Cerca a la casa-lodge de Julio y Durby se divisa la silueta de “El Castillo”, lo que parece una milenaria fortaleza situada en medio de una pampa. Se trata de un promontorio de roca que se alza sobre una base poco estable pero inclinada, lo que permite su ascenso hasta el inicio mismo de altísimas paredes que asemejan gruesos muros de una fortaleza medieval. De ahí escalar es más complicado, por la verticalidad de las paredes de piedra y arenisca. Julio me cuenta que existen construcciones en la cima de esta formación geológica que fueron, alguna vez, puestos de vigilancia para proteger un tesoro supuestamente enterrado en las entrañas de “El Castillo”. Julio asegura además que el promontorio ha sido venerado como una especie de huaca, desde periodos muy antiguos. Un cactus medianamente grande que asemeja un árbol siniestro se yergue por encima de las rocas y arenas. Es un paisaje surrealista.
En 1951, el historiador arequipeño Eloy Linares Málaga descubrió en la quebrada de Toro Muerto miles de inmensas piedras volcánicas grabadas con petroglifos. El lugar está situado a unos siete kilómetros del pueblo de Corire, en el Valle de Majes. Antonio Núñez Jiménez, autor de “Petroglifos del Perú”, una voluminosa y alucinante publicación en tres tomos sobre el arte rupestre en el país, las ha llamado “el sitio más notable de trabajo en piedra en todo el Perú”. El mismo Linares asegura que se trata de “el lugar con mayor número de petroglifos en el mundo”. La quebrada de Toro Muerto está a unos 600 metros de altura. Tiene unos once kilómetros de largo, medido de noroeste a sudoeste, con una anchura máxima de cinco kilómetros. En este espacio existen alrededor de 5000 piedras de diversos tamaños tallados con escenas de caza, animales, plantas y otros motivos, probablemente elaborados por los huari y los collagua en distintos tiempos. El tema es que en la actualidad corren peligro de desaparecer por el constante robo de las piedras volcánicas. Hasta los turistas se las llevan. Y nadie hace nada al respecto. Las denuncias se acumulan año tras año. Anteriormente, el Instituto Nacional de Cultura alzaba la ceja en señal de indiferencia. Ahora lo hace el Ministerio de Cultura. Y mientras tanto, Toro Muerto sigue siendo saqueado.

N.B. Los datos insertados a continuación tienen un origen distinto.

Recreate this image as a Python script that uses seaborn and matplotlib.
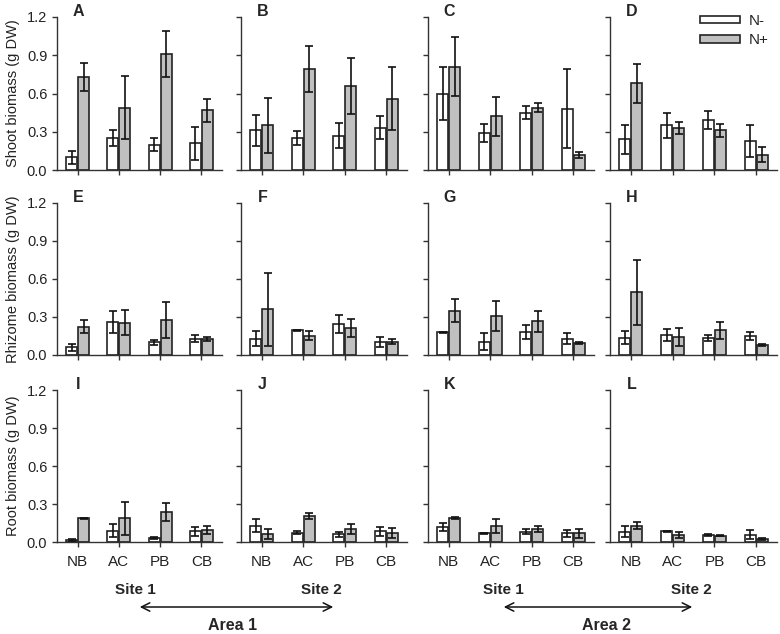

En el valle de Majes se come y bebe estupendamente bien. Los camarones son el producto principal salvo en temporada de veda, entre enero y marzo. Durby prepara platos excepcionalmente simples y deliciosos con estos bichos que son para chuparse los dedos. Camarones al ajillo, camarones a la plancha, chicharrón de camarones, caldillo de camarones, chupe de camarones. Pero el valle es generoso también con la abundancia de arrozales, frutales y viñedos, gracias al clima soleado y bastante amable. De ahí que también sea cuna de buen pisco. Los primero viñedos fueron sembrados por los jesuitas que poseían, además, el conocimiento adecuado para elaborar vino y aguardiente de uva. En mi largos recorridos por el valle, he tenido la oportunidad de visitar bodegas antiguas donde aún se observan las tinajas de arcilla semienterradas que datan desde 1619. El propietario de una de estas bodegas, don Jorge Estremadoyro Bustamente, hizo pisco y vino hasta la década del cincuenta. Recién hace unos quince años retomó la actividad como muchos otros pisqueros del valle. Hoy en día personajes como don Berly Cruz, César Uyén, Marco Zúñiga Díaz o Edith Picardo han vuelto a apostar por los sembriós de viñedos y la producción de pisco en el valle que, ciertamente, es uno de los mejores en el país. Julio, era de esperarse, encabeza esta pequeña cofradía de majeños que buscan recuperar el tiempo perdido, no sólo en la producción del pisco majeño, sino en la promoción de este rincón del planeta.
Desde siempre, Majes fue parte de una ruta natural entre los asentamientos coloniales de la sierra del sur peruano y Quilca, principal caleta situada al sur de Camaná en el litoral arequipeño – donde Miguel Grau se escondía hábilmente con el monitor Huáscar de fuerzas enemigas durante la Guerra del Pacífico. La actividad comercial propició en 1595 la fundación de un poblado en el valle que fue llamado San Nicolás de Tollentino de Huancarqui que al parecer gozó de mejores tiempos. Hoy en día, el pueblo tiene una sospechosa fama de ser cuna de brujas y bellas mujeres. Por ahí, más de un caballero cree haberse topado con una bruja que no era precisamente su suegra. Otros afirman que no hay mayor diferencia entre una bruja y una bella mujer. Personalmente, no creo que en Huancarqui hayan brujas – al menos ahora – aunque no niego la existencia de ellas (algo sé al respecto, pero esa es otra historia). Pero para suerte mía, cada vez que visito el valle, veo aparecer una bella mujer entre las piedras.